begin
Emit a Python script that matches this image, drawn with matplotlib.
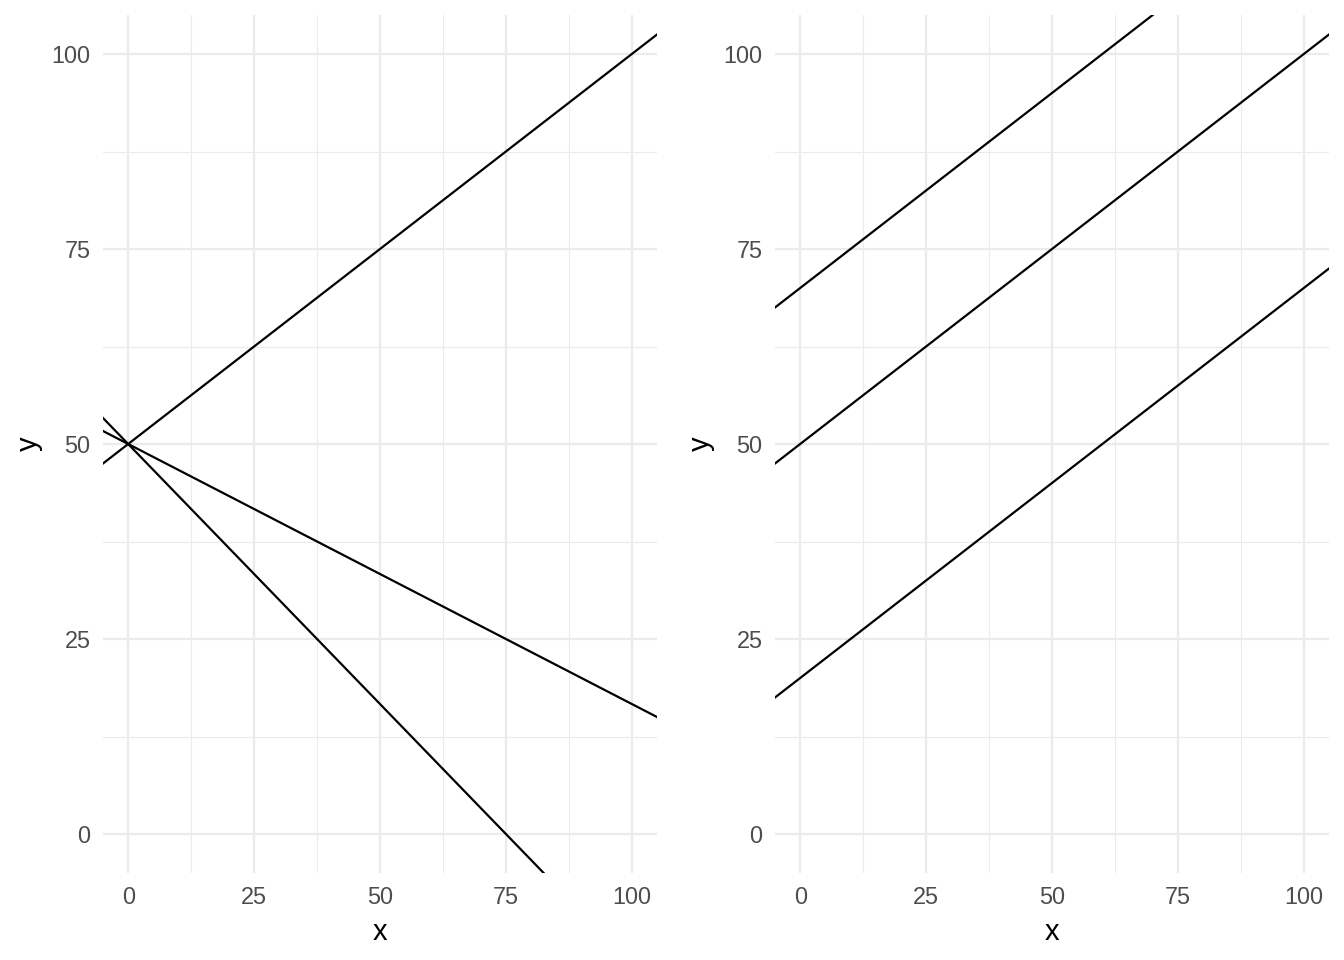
import matplotlib
matplotlib.use("Agg")
import matplotlib.pyplot as plt

plt.rcParams["font.family"] = ["Liberation Sans", "DejaVu Sans"]

# left panel: lines through (0, 50) with different slopes
left_intercepts = [50, 50, 50]
left_slopes = [0.5, -1 / 3, -2 / 3]

# right panel: parallel lines
right_intercepts = [20, 50, 70]
right_slopes = [0.5, 0.5, 0.5]

ticks = [0, 25, 50, 75, 100]
minor_ticks = [12.5, 37.5, 62.5, 87.5]
lims = (-5, 105)

GRID = "#EBEBEB"
TEXT = "#4D4D4D"

fig = plt.figure(figsize=(13.44, 9.6), dpi=100)
ax_left = fig.add_axes([103 / 1344, 1 - 873 / 960, 554 / 1344, 858 / 960])
ax_right = fig.add_axes([775 / 1344, 1 - 873 / 960, 554 / 1344, 858 / 960])


def draw_panel(ax, intercepts, slopes):
    ax.set_xlim(*lims)
    ax.set_ylim(*lims)
    ax.set_xticks(ticks)
    ax.set_yticks(ticks)
    ax.set_xticks(minor_ticks, minor=True)
    ax.set_yticks(minor_ticks, minor=True)
    ax.grid(which="major", color=GRID, linewidth=1.6)
    ax.grid(which="minor", color=GRID, linewidth=0.8)
    ax.set_axisbelow(True)
    for s in ax.spines.values():
        s.set_visible(False)
    ax.tick_params(which="both", length=0, labelsize=16.9, labelcolor=TEXT)
    ax.tick_params(axis="x", pad=9.5)
    ax.tick_params(axis="y", pad=9)
    ax.set_xlabel("x", fontsize=21, labelpad=6)
    ax.set_ylabel("y", fontsize=21, labelpad=6)
    for b, m in zip(intercepts, slopes):
        ax.axline((0, b), slope=m, color="black", linewidth=1.6)


draw_panel(ax_left, left_intercepts, left_slopes)
draw_panel(ax_right, right_intercepts, right_slopes)

fig.savefig("out.png", dpi=100)
plt.close("all")
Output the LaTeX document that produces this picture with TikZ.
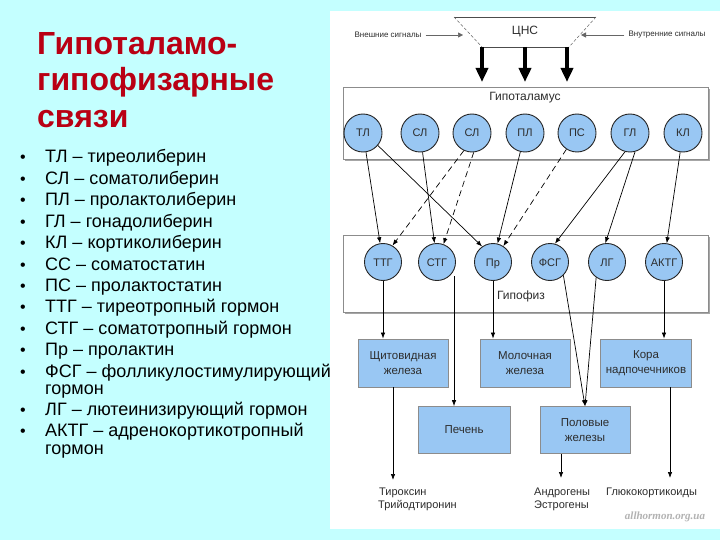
\documentclass[tikz,border=0pt]{standalone}
\usepackage{fontspec}
\setmainfont{Liberation Sans}
\newfontfamily\wmfont{Liberation Serif}
\usetikzlibrary{arrows.meta}
\definecolor{bgcyan}{RGB}{196,255,255}
\definecolor{titlered}{RGB}{185,0,20}
\definecolor{nodeblue}{RGB}{153,199,243}
\definecolor{boxgray}{RGB}{140,140,140}
\definecolor{dtext}{RGB}{45,45,45}
\begin{document}
\begin{tikzpicture}[x=1pt,y=-1pt,
  ttl/.style={anchor=base west,inner sep=0pt,text=titlered,font=\bfseries\fontsize{32}{36}\selectfont},
  leg/.style={anchor=base west,inner sep=0pt,font=\fontsize{18}{20}\selectfont},
  bul/.style={anchor=base,inner sep=0pt,font=\fontsize{16}{20}\selectfont},
  circ/.style={circle,draw=black!85,line width=0.9pt,fill=nodeblue,minimum size=38pt,inner sep=0pt,text=dtext,text height=8pt,text depth=0pt,font=\fontsize{11}{13}\selectfont},
  gland/.style={rectangle,draw=boxgray,line width=0.8pt,fill=nodeblue,minimum width=90pt,minimum height=48pt,inner sep=0pt,align=center,text=dtext,font=\fontsize{11.5}{14.5}\selectfont},
  panel/.style={rectangle,draw=boxgray,line width=0.9pt,fill=white,inner sep=0pt,anchor=north west},
  lbl/.style={inner sep=0pt,text=dtext,font=\fontsize{12}{14}\selectfont},
  small/.style={inner sep=0pt,text=dtext,font=\fontsize{8}{9}\selectfont},
  outl/.style={anchor=base west,inner sep=0pt,text=dtext,font=\fontsize{11}{13}\selectfont},
  conn/.style={-{Latex[length=6pt,width=4.5pt]},line width=0.7pt,black},
  dconn/.style={conn,dash pattern=on 6pt off 4pt},
  big/.style={-{Triangle[length=14pt,width=12pt]},line width=3.8pt,black}
]
\useasboundingbox (0,0) rectangle (720,540);
\fill[bgcyan] (0,0) rectangle (720,540);
\fill[white] (330,11) rectangle (720,529);

% title
\node[ttl] (t1) at (37,55) {Гипоталамо-};
\node[ttl] (t2) at (37,91) {гипофизарные};
\node[ttl] (t3) at (37,128) {связи};

% legend
\foreach \i/\yy/\txt in {1/163/{ТЛ – тиреолиберин},2/184.4/{СЛ – соматолиберин},3/205.8/{ПЛ – пролактолиберин},4/227.2/{ГЛ – гонадолиберин},5/248.6/{КЛ – кортиколиберин},6/270/{СС – соматостатин},7/291.4/{ПС – пролактостатин},8/312.8/{ТТГ – тиреотропный гормон},9/334.2/{СТГ – соматотропный гормон},10/355.6/{Пр – пролактин},11/377/{ФСГ – фолликулостимулирующий},12/415.4/{ЛГ – лютеинизирующий гормон},13/436.8/{АКТГ – адренокортикотропный}}{
  \node[bul] (b\i) at (23,\yy) {•};
  \node[leg] (l\i) at (45,\yy) {\txt};
}
\node[leg] (l11b) at (45,394) {гормон};
\node[leg] (l13b) at (45,454) {гормон};

% CNS
\coordinate (cA) at (454,17);
\coordinate (cB) at (596,17);
\coordinate (c1) at (482,47);
\coordinate (c2) at (525,47);
\coordinate (c3) at (569,47);
\draw[black!70,line width=0.6pt] (cA) -- (cB) (c1) -- (c3);
\draw[black!60,line width=0.5pt,dash pattern=on 3pt off 2pt] (cA) -- (c1) (cB) -- (c3);
\node[lbl] (cns) at (525,32) {ЦНС};
\node[small] (ext) at (388,35) {Внешние сигналы};
\node[small] (int) at (667,35) {Внутренние сигналы};
\coordinate (extT) at (463,35);
\coordinate (intT) at (581,35);
\draw[black!60,line width=0.5pt,-{Triangle[length=5pt,width=5pt]}] (ext.east) ++(4,0) -- (extT);
\draw[black!60,line width=0.5pt,-{Triangle[length=5pt,width=5pt]}] (int.west) ++(-4,0) -- (intT);

% hypothalamus
\fill[black!35] (345,89) rectangle (710,161);
\node[panel,minimum width=365pt,minimum height=72pt] (hyp) at (343,87) {};
\node[lbl] (hyplbl) at (525,98) {Гипоталамус};
\foreach \n/\xx/\t in {tl/363/ТЛ,sl1/420/СЛ,sl2/472/СЛ,pl/525/ПЛ,ps/577/ПС,gl/630/ГЛ,kl/683/КЛ}{
  \node[circ] (\n) at (\xx,133) {\t};
}
\draw[big] (c1) -- ([yshift=5pt]c1 |- hyp.north);
\draw[big] (c2) -- ([yshift=5pt]c2 |- hyp.north);
\draw[big] ([xshift=-2pt]c3) -- ([xshift=-2pt,yshift=5pt]c3 |- hyp.north);

% hypophysis
\fill[black!35] (345,237) rectangle (710,314);
\node[panel,minimum width=365pt,minimum height=77pt] (pit) at (343,235) {};
\node[lbl] (pitlbl) at (521,296) {Гипофиз};
\foreach \n/\xx/\t in {ttg/383/ТТГ,stg/437/СТГ,pr/493/Пр,fsg/550/ФСГ,lg/607/ЛГ,aktg/664/АКТГ}{
  \node[circ,minimum size=37pt] (\n) at (\xx,262) {\t};
}

% hypothalamus -> hypophysis
\draw[conn] (tl) -- (ttg);
\draw[conn] (tl.-40) -- (pr.125);
\draw[conn] (sl1) -- (stg);
\draw[dconn] (sl2.245) -- (ttg.60);
\draw[dconn] (sl2.275) -- (stg.70);
\draw[conn] (pl) -- (pr);
\draw[dconn] (ps) -- (pr);
\draw[conn] (gl.255) -- (fsg.75);
\draw[conn] (gl.285) -- (lg.95);
\draw[conn] (kl) -- (aktg);

% glands
\node[gland] (shch) at (403,363) {Щитовидная\\железа};
\node[gland] (mol) at (525,363) {Молочная\\железа};
\node[gland,minimum width=91pt] (kora) at (646,363) {Кора\\надпочечников};
\node[gland,minimum width=92pt,minimum height=47pt] (pech) at (464,430) {Печень};
\node[gland,minimum height=47pt] (pol) at (585,430) {Половые\\железы};

\draw[conn] (ttg) -- (ttg |- shch.north);
\coordinate (stgx) at (454,276);
\draw[conn] (stgx) -- (stgx |- pech.north);
\draw[conn] (pr) -- (pr |- mol.north);
\draw[conn] (aktg) -- (aktg |- kora.north);
\draw[conn] (fsg.-45) -- (pol.north);
\draw[conn] (lg.-125) -- (pol.north);

% outputs
\coordinate (o1) at (393,480);
\coordinate (o2) at (561,478);
\coordinate (o3) at (670,478);
\draw[conn] (o1 |- shch.south) -- (o1);
\draw[conn] (o2 |- pol.south) -- (o2);
\draw[conn] (o3 |- kora.south) -- (o3);
\node[outl] (tx1) at (379,495) {Тироксин};
\node[outl] (tx2) at (378,508) {Трийодтиронин};
\node[outl] (an1) at (534,495) {Андрогены};
\node[outl] (an2) at (534,508) {Эстрогены};
\node[outl] (gk) at (606,495) {Глюкокортикоиды};
\node[inner sep=0pt,text=black!30,font=\wmfont\bfseries\itshape\fontsize{11}{13}\selectfont] (wm) at (665,517) {allhormon.org.ua};
\end{tikzpicture}
\end{document}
end
Task objective:
Copy the lines above exactly, starting with the line that contains "Output the LaTeX" and ending with the line that contains "(t3) at (37,128)", and leave out any pictures.

Task output:
Output the LaTeX document that produces this picture with TikZ.
\documentclass[tikz,border=0pt]{standalone}
\usepackage{fontspec}
\setmainfont{Liberation Sans}
\newfontfamily\wmfont{Liberation Serif}
\usetikzlibrary{arrows.meta}
\definecolor{bgcyan}{RGB}{196,255,255}
\definecolor{titlered}{RGB}{185,0,20}
\definecolor{nodeblue}{RGB}{153,199,243}
\definecolor{boxgray}{RGB}{140,140,140}
\definecolor{dtext}{RGB}{45,45,45}
\begin{document}
\begin{tikzpicture}[x=1pt,y=-1pt,
  ttl/.style={anchor=base west,inner sep=0pt,text=titlered,font=\bfseries\fontsize{32}{36}\selectfont},
  leg/.style={anchor=base west,inner sep=0pt,font=\fontsize{18}{20}\selectfont},
  bul/.style={anchor=base,inner sep=0pt,font=\fontsize{16}{20}\selectfont},
  circ/.style={circle,draw=black!85,line width=0.9pt,fill=nodeblue,minimum size=38pt,inner sep=0pt,text=dtext,text height=8pt,text depth=0pt,font=\fontsize{11}{13}\selectfont},
  gland/.style={rectangle,draw=boxgray,line width=0.8pt,fill=nodeblue,minimum width=90pt,minimum height=48pt,inner sep=0pt,align=center,text=dtext,font=\fontsize{11.5}{14.5}\selectfont},
  panel/.style={rectangle,draw=boxgray,line width=0.9pt,fill=white,inner sep=0pt,anchor=north west},
  lbl/.style={inner sep=0pt,text=dtext,font=\fontsize{12}{14}\selectfont},
  small/.style={inner sep=0pt,text=dtext,font=\fontsize{8}{9}\selectfont},
  outl/.style={anchor=base west,inner sep=0pt,text=dtext,font=\fontsize{11}{13}\selectfont},
  conn/.style={-{Latex[length=6pt,width=4.5pt]},line width=0.7pt,black},
  dconn/.style={conn,dash pattern=on 6pt off 4pt},
  big/.style={-{Triangle[length=14pt,width=12pt]},line width=3.8pt,black}
]
\useasboundingbox (0,0) rectangle (720,540);
\fill[bgcyan] (0,0) rectangle (720,540);
\fill[white] (330,11) rectangle (720,529);

% title
\node[ttl] (t1) at (37,55) {Гипоталамо-};
\node[ttl] (t2) at (37,91) {гипофизарные};
\node[ttl] (t3) at (37,128) {связи};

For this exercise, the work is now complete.